The last paragraph turned to a different subject.
“Separately, the Commodity Futures Trading Commission said on Thursday that Shell’s energy trading unit, Coral Energy Resources, had agreed to pay $30 million to settle accusations that it submitted false price data to publishers. The case is part of the commission’s industrywide investigation into suspected manipulation of the energy markets.”
The previous day, 29 July 2004, the U.S. Commodity Futures Trading Commission released a related press statement headlined:
“CORAL ENERGY PAYS $30 MILLION TO SETTLE U.S. COMMODITY FUTURES TRADING COMMISSION CHARGES OF ATTEMPTED MANIPULATION AND FALSE REPORTING”.
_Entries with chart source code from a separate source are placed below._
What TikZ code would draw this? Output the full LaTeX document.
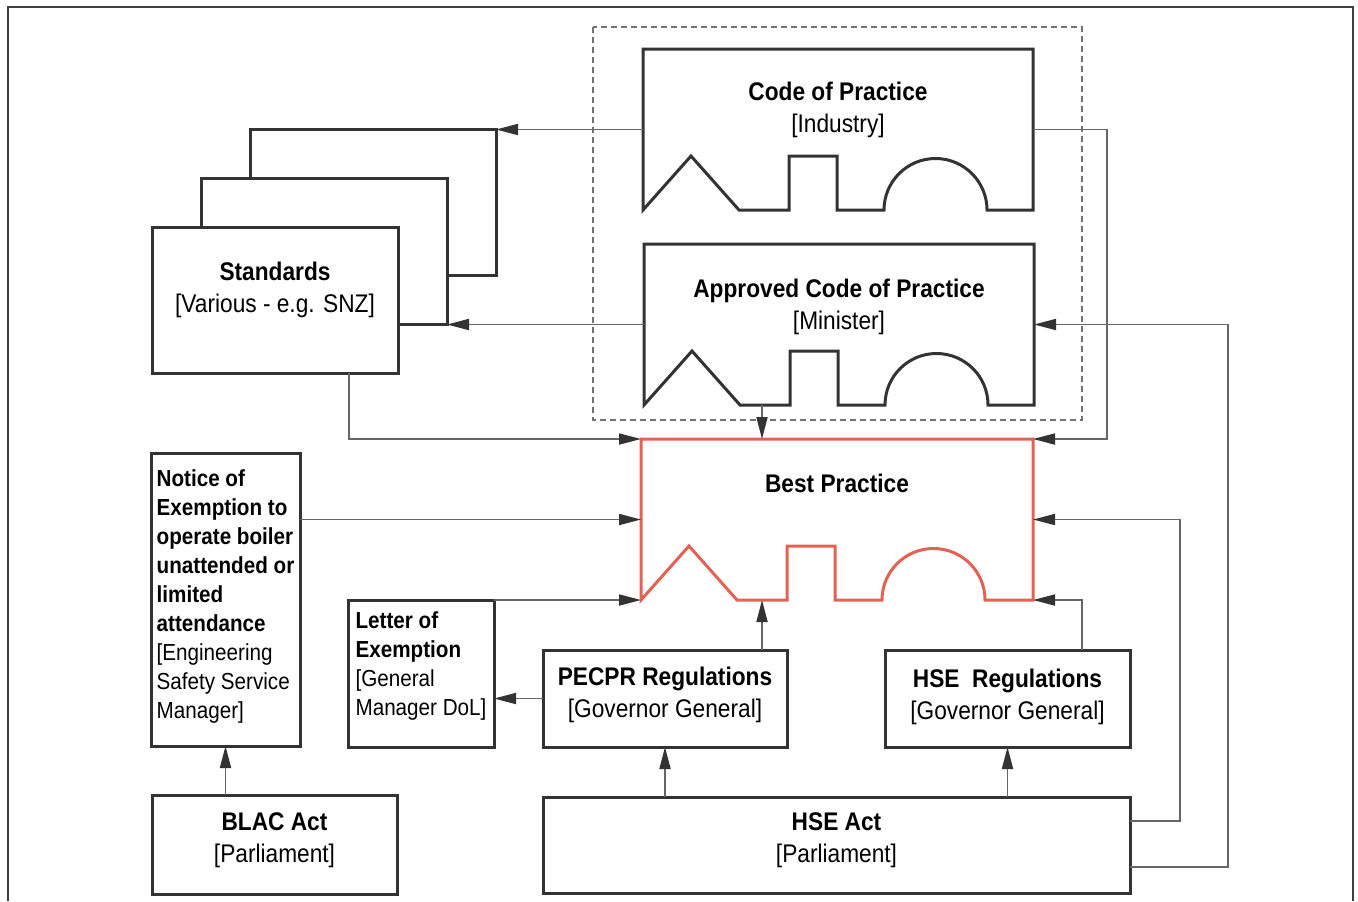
\documentclass[tikz,border=0pt]{standalone}
\usepackage{fontspec}
\setmainfont{Liberation Sans}[FakeStretch=0.89]
\usepackage{tikz}
\usetikzlibrary{arrows.meta, calc}
\definecolor{bestRed}{RGB}{226,98,84}
\newcommand{\lineColor}{black!80}
\newcommand{\connColor}{black!60}
\newcommand{\groupColor}{black!55}
\newcommand{\bestColor}{bestRed}
\tikzset{
    box/.style = {draw=\lineColor, line width=1.5pt, fill=white, inner sep=0pt, outer sep=0pt},
    boxsize/.style 2 args = {minimum width=#1*0.5pt, minimum height=#2*0.5pt},
    piece/.style = {inner sep=0pt, outer sep=0pt},
    pieceline/.style = {draw=\lineColor, line width=1.5pt},
    bestline/.style = {draw=\bestColor, line width=1.5pt},
    group/.style = {draw=\groupColor, line width=0.8pt, dash pattern=on 3pt off 2pt},
    frame/.style = {draw=black!75, line width=1.2pt},
    conn/.style = {draw=\connColor, line width=0.9pt, -{Triangle[length=11pt,width=5.5pt,color=black!80]}},
    head/.style = {font=\fontsize{12.75pt}{16pt}\selectfont, align=center, inner sep=0pt},
    note/.style = {font=\fontsize{11.6pt}{14.5pt}\selectfont, align=left, inner sep=0pt}
}
% outline of a jigsaw piece on the frame of node #2
\newcommand{\pieceOutline}[2]{%
    \draw[#1] (#2.south west) -- ++(48,-54) -- ++(48,54) -- ++(50,0) -- ++(0,-54)
        -- ++(48,0) -- ++(0,54) -- ++(47,0) arc[start angle=180, end angle=360, radius=51.5]
        -- (#2.south east) -- (#2.north east) -- (#2.north west) -- cycle;
}

\begin{document}
\begin{tikzpicture}[x=0.5pt, y=-0.5pt]
    \useasboundingbox (0,0) rectangle (1358,901);
    \draw[frame] (8,901) -- (8,7) -- (1353,7) -- (1353,901);

    % codes of practice and best practice
    \node[piece, boxsize={390}{161}] (cop) at (838,129.5) {};
    \node[piece, boxsize={390}{161}] (acop) at (839,324.5) {};
    \node[piece, boxsize={392}{161}] (best) at (837,519.5) {};
    \draw[group] (593,27) rectangle (1082,420);
    \pieceOutline{pieceline}{cop}
    \pieceOutline{pieceline}{acop}
    \pieceOutline{bestline}{best}
    \node[head] (copT) at ($(cop)+(0,-20)$) {\textbf{Code of Practice}\\{[Industry]}};
    \node[head] (acopT) at ($(acop)+(0,-18)$) {\textbf{Approved Code of Practice}\\{[Minister]}};
    \node[head] (bestT) at ($(best)+(0,-36)$) {\textbf{Best Practice}};

    % standards stack
    \node[box, boxsize={246}{146}] (std3) at (373,202) {};
    \node[box, boxsize={246}{146}] (std2) at (324,251) {};
    \node[box, boxsize={246}{146}] (std1) at (275,300) {};
    \node[head] (stdT) at ($(std1)+(0,-10)$) {\textbf{Standards}\\{[Various - e.g. SNZ]}};

    % exemptions, regulations and acts
    \node[box, boxsize={149}{293}] (notice) at (225.5,599.5) {};
    \node[box, boxsize={146}{147}] (letter) at (421,673.5) {};
    \node[box, boxsize={244}{97}] (pecpr) at (665,698.5) {};
    \node[box, boxsize={245}{97}] (hsereg) at (1007.5,698.5) {};
    \node[box, boxsize={587}{96}] (hseact) at (836.5,845) {};
    \node[box, boxsize={245}{99}] (blac) at (274.5,844.5) {};
    \node[note] (noticeT) at ($(notice)+(0,-3)$) {\textbf{Notice of}\\\textbf{Exemption to}\\\textbf{operate boiler}\\\textbf{unattended or}\\\textbf{limited}\\\textbf{attendance}\\{[Engineering}\\Safety Service\\Manager]};
    \node[note] (letterT) at ($(letter)+(0,-8)$) {\textbf{Letter of}\\\textbf{Exemption}\\{[General}\\Manager DoL]};
    \node[head] (pecprT) at ($(pecpr)+(0,-4)$) {\textbf{PECPR Regulations}\\{[Governor General]}};
    \node[head] (hseregT) at ($(hsereg)+(0,-2)$) {\textbf{HSE~ Regulations}\\{[Governor General]}};
    \node[head] (hseactT) at ($(hseact)+(0,-5)$) {\textbf{HSE Act}\\{[Parliament]}};
    \node[head] (blacT) at ($(blac)+(0,-4)$) {\textbf{BLAC Act}\\{[Parliament]}};

    \coordinate (acopOut) at ($(acop.south west)+(118,0)$);
    \coordinate (stdOut) at ($(std1.south east)+(-49,0)$);
    \coordinate (pecprOut) at ($(pecpr.north east)+(-25,0)$);
    \coordinate (hseregOut) at ($(hsereg.north)+(74.5,0)$);

    \draw[conn] (cop.west) -- (cop.west -| std3.east);
    \draw[conn] (acop.west) -- (acop.west -| std2.east);
    \draw[conn] (stdOut) |- (best.north west);
    \draw[conn] (acopOut) -- (acopOut |- best.north);
    \draw[conn] (cop.east) -- ++(74,0) |- (best.north east);
    \draw[conn] ($(hseact.east)+(0,-24)$) -- ++(50,0) |- (best.east);
    \draw[conn] ($(hseact.east)+(0,22)$) -- ++(98,0) |- (acop.east);
    \draw[conn] (hseregOut) |- (best.south east);
    \draw[conn] (hsereg.south |- hseact.north) -- (hsereg.south);
    \draw[conn] (pecpr.south |- hseact.north) -- (pecpr.south);
    \draw[conn] (pecprOut) -- (pecprOut |- best.south);
    \draw[conn] (pecpr.west) -- (pecpr.west -| letter.east);
    \draw[conn] (letter.north east) -- (letter.north east -| best.south west);
    \draw[conn] (best.west -| notice.east) -- (best.west);
    \draw[conn] (notice.south |- blac.north) -- (notice.south);
\end{tikzpicture}
\end{document}
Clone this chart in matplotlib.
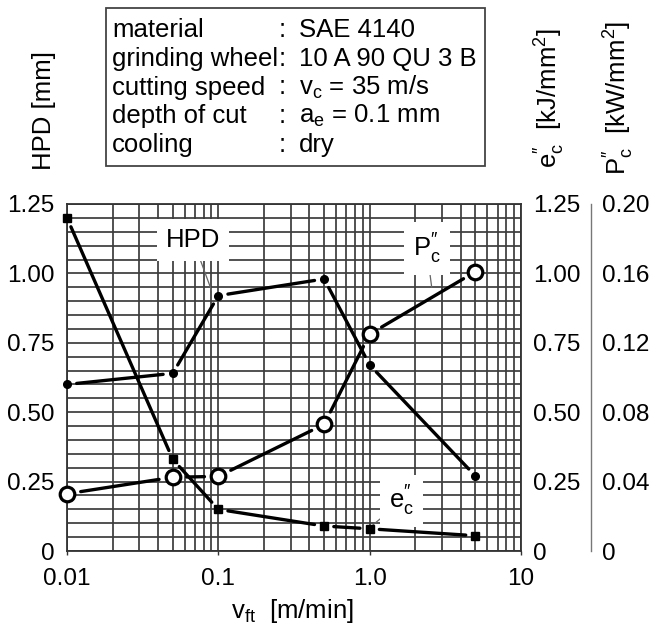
import numpy as np
import matplotlib
matplotlib.use('Agg')
import matplotlib.pyplot as plt
from matplotlib.patches import Rectangle
from matplotlib.ticker import FixedLocator, LogLocator, NullFormatter

plt.rcParams['font.family'] = ['Liberation Sans', 'DejaVu Sans']
plt.rcParams['mathtext.fontset'] = 'custom'
plt.rcParams['mathtext.rm'] = 'Liberation Sans'
plt.rcParams['mathtext.it'] = 'Liberation Sans'
plt.rcParams['mathtext.bf'] = 'Liberation Sans:bold'

# ── data ──────────────────────────────────────────────────────────────────────
v_ft = [0.01, 0.05, 0.1, 0.5, 1.0, 5.0]            # feed speed [m/min]
hpd = [0.60, 0.64, 0.92, 0.98, 0.67, 0.27]         # HPD [mm]
e_c = [1.20, 0.33, 0.15, 0.09, 0.08, 0.055]        # e_c'' [kJ/mm^2]
p_c = [0.033, 0.0425, 0.043, 0.073, 0.125, 0.161]  # P_c'' [kW/mm^2]

left_ticks = [0, 0.25, 0.50, 0.75, 1.00, 1.25]
left_labels = ['0', '0.25', '0.50', '0.75', '1.00', '1.25']
p_ticks = [0, 0.04, 0.08, 0.12, 0.16, 0.20]
p_labels = ['0', '0.04', '0.08', '0.12', '0.16', '0.20']
x_ticks = [0.01, 0.1, 1.0, 10]
x_labels = ['0.01', '0.1', '1.0', '10']

info_keys = ['material', 'grinding wheel', 'cutting speed', 'depth of cut', 'cooling']
info_vals = ['SAE 4140', '10 A 90 QU 3 B', r'$\mathregular{v_c}$ = 35 m/s',
             r'$\mathregular{a_e}$ = 0.1 mm', 'dry']

FS = 17.5      # tick labels
FS_TXT = 18.5  # box and axis titles
W, H = 655, 630

def fx(px):
    return px / W

def fy(py):
    return 1 - py / H

fig = plt.figure(figsize=(6.55, 6.3), dpi=100)
ax = fig.add_axes([fx(67), fy(551), fx(521) - fx(67), fy(204) - fy(551)])

# ── grid: log in x, 0.05 steps in y ──────────────────────────────────────────
ax.set_xscale('log')
ax.set_xlim(0.01, 10)
ax.set_ylim(0, 1.25)
ax.xaxis.set_major_locator(FixedLocator(x_ticks))
ax.set_xticklabels(x_labels)
ax.xaxis.set_minor_locator(LogLocator(base=10, subs=np.arange(2, 10)))
ax.xaxis.set_minor_formatter(NullFormatter())
ax.set_yticks(left_ticks)
ax.set_yticklabels(left_labels)
ax.yaxis.set_minor_locator(FixedLocator(np.arange(0, 1.2501, 0.05)))
ax.grid(which='both', color='#3c3c3c', lw=1.25)
ax.set_axisbelow(True)
ax.tick_params(axis='x', which='major', length=3, width=1, pad=9,
               labelsize=FS, direction='out', color='#333333')
ax.tick_params(axis='x', which='minor', length=0)
ax.tick_params(axis='y', which='both', length=0, pad=9, labelsize=FS)
for s in ax.spines.values():
    s.set_color('#333333')
    s.set_linewidth(1.3)

# right axis for e_c''
ax_e = ax.twinx()
ax_e.set_ylim(0, 1.25)
ax_e.set_yticks(left_ticks)
ax_e.set_yticklabels(left_labels)
ax_e.tick_params(axis='y', length=0, pad=9, labelsize=FS)
for s in ax_e.spines.values():
    s.set_visible(False)

# outer axis for P_c''
ax_p = ax.twinx()
ax_p.set_ylim(0, 0.20)
ax_p.set_yticks(p_ticks)
ax_p.set_yticklabels(p_labels)
ax_p.tick_params(axis='y', length=0, pad=8, labelsize=FS)
for name, s in ax_p.spines.items():
    s.set_visible(name == 'right')
ax_p.spines['right'].set_position(('axes', (591 - 67) / (521 - 67)))
ax_p.spines['right'].set_color('#777777')
ax_p.spines['right'].set_linewidth(1.0)


def joined(axis, xs, ys, gap):
    # connect neighbouring points, leaving a small gap at each marker
    for x0, y0, x1, y1 in zip(xs[:-1], ys[:-1], xs[1:], ys[1:]):
        axis.annotate('', xy=(x1, y1), xytext=(x0, y0),
                      arrowprops=dict(arrowstyle='-', lw=2.4, color='black',
                                      shrinkA=gap, shrinkB=gap))


# HPD: small filled dots
joined(ax, v_ft, hpd, 7)
ax.plot(v_ft, hpd, 'o', ms=5.5, color='black', zorder=5, clip_on=False)

# e_c'': filled squares
joined(ax, v_ft, e_c, 7)
ax.plot(v_ft, e_c, 's', ms=5.5, color='black', zorder=5, clip_on=False)

# P_c'': open circles
joined(ax_p, v_ft, p_c, 10)
ax_p.plot(v_ft, p_c, 'o', ms=10.5, mfc='white', mec='black', mew=2.3,
          zorder=5, clip_on=False)

# curve labels with leader lines
box = dict(boxstyle='square,pad=0.35', fc='white', ec='none')
lead = dict(arrowstyle='-', color='#666666', lw=0.9, shrinkA=0, shrinkB=0)
ax.annotate('HPD', xy=(0.090, 0.94), xytext=(0.068, 1.12), fontsize=FS_TXT,
            ha='center', va='center', bbox=box, arrowprops=lead, zorder=4)
ax.annotate(r'$\mathregular{P_c^{\prime\prime}}$', xy=(2.57, 0.95),
            xytext=(2.38, 1.09), fontsize=FS_TXT, ha='center', va='center',
            bbox=box, arrowprops=lead, zorder=4)
ax.annotate(r'$\mathregular{e_c^{\prime\prime}}$', xy=(1.05, 0.094),
            xytext=(1.63, 0.18), fontsize=FS_TXT, ha='center', va='center',
            bbox=box, arrowprops=lead, zorder=4)

# axis titles
fig.text(fx(44), fy(110), 'HPD [mm]', rotation=90, ha='center', va='center',
         fontsize=FS_TXT)
fig.text(fx(550), fy(98), r'$\mathregular{e_c^{\prime\prime}\ \ [kJ/mm^2]}$',
         rotation=90, ha='center', va='center', fontsize=FS_TXT)
fig.text(fx(619), fy(98), r'$\mathregular{P_c^{\prime\prime}\ \ [kW/mm^2]}$',
         rotation=90, ha='center', va='center', fontsize=FS_TXT)
fig.text(fx(292), fy(618), r'$\mathregular{v_{ft}}$  [m/min]', ha='center',
         va='baseline', fontsize=FS_TXT)

# test conditions box
fig.patches.append(Rectangle((fx(106), fy(166)), fx(485) - fx(106),
                             fy(8) - fy(166), transform=fig.transFigure,
                             fill=False, ec='#444444', lw=1.3))
for i, (k, v) in enumerate(zip(info_keys, info_vals)):
    yb = fy(37 + i * 28.75)
    fig.text(fx(112), yb, k, fontsize=FS_TXT, va='baseline')
    fig.text(fx(282), yb, ':', fontsize=FS_TXT, va='baseline', ha='center')
    fig.text(fx(299), yb, v, fontsize=FS_TXT, va='baseline')

fig.savefig('out.png', dpi=100, facecolor='white')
The opening paragraph said:
“The U.S. Commodity Futures Trading Commission (CFTC) announced today the issuance of an administrative order (order) initiating and simultaneously settling charges of false reporting and attempted manipulation of natural gas transactions by Coral Energy Resources, L.P. (Coral).” The findings in the order included “from at least January 2000 through September 2002, Coral reported false, misleading or knowingly inaccurate natural gas trading information, including price and volume information, to certain price reporting firms such as Inside FERC’s Gas Market Report, and Natural Gas Intelligence” and that “Coral attempted to manipulate natural gas prices by delivering trade information to the price reporting firms with the intent to affect the market price of natural gas. The order finds that Coral reported information about trades that never occurred, altered price and volume information for certain trades, and failed to report some actual trades, all with the intent to affect the market price of natural gas.”
In November 2007, Bloomberg news reported:
“Five current and former traders from Coral Energy Resources, a unit of Royal Dutch Shell Plc, agreed to pay $1 million to settle U.S. allegations that they reported false information on natural-gas trades to manipulate prices.” According to the Bloomberg article, Shell confirmed that three of the people named in the settlement were employed by the company.
Bloomberg quoted a Shell spokeswoman Rebecca Elliott as stating in an e-mail:
“In settling this civil case, the individuals neither admitted nor denied the allegations of the complaint”.
“Since this matter was between the CFTC and the individuals, it is not appropriate for us to comment further on the matter.”
On 15 January 2008, the CFTC issued an enforcement press release under the headline “CFTC Obtains Verdict Against Former Coral Energy Trader Anthony Dizona for Attempted Manipulation”. The sub-headline stated “Jury Finds Defendant Violated the Commodity Exchange Act by Attempting to Manipulate the Natural Gas Market Eight Times”
In a summary entitled “ENERGY MARKETS ENFORCEMENT RESULTS” issued on 17 March 2008, the U.S. Commodity Futures Trading Commission revealed a fine of $300,000 imposed on Shell Trading US Company and Shell International Trading and Shipping Company in respect of “fictitious sales & noncompetitive trades and prearranged trading”. At the time of the offenses “Dizona was an employee of Shell Trading Gas and Power Company which provided services for Shell subsidiary Coral Energy Resources, L.P.”
The above information shows that association with incompetence and serious misdeeds is apparently no barrier to promotion at Shell given Jon Chadwick’s subsequent climb towards the top echelons of the Royal Dutch Shell Group.
EMAIL SENT 10 APRIL 2008 TO MR MICHIEL BRANDJES, COMPANY SECRETARY & GENERAL COUNSEL CORPORATE, ROYAL DUTCH SHELL PLC: COPIED TO CEO JEROEN VAN DER VEER AND JON CHADWICK, EXECUTIVE VICE PRESIDENT, SHELL GAS & POWER ASIA
Dear Mr Brandjes
Printed below is the draft of an article we intend to publish tomorrow. We will publish unedited any comments Shell or Mr Jon Chadwick might wish to make. If you need more time on this matter you only have to ask. If you indicate that anything stated in categorically untrue, that information will be deleted. If we hear nothing from you by noon tomorrow, we will publish on the basis that Shell accepts the accuracy of the information and comments in the article.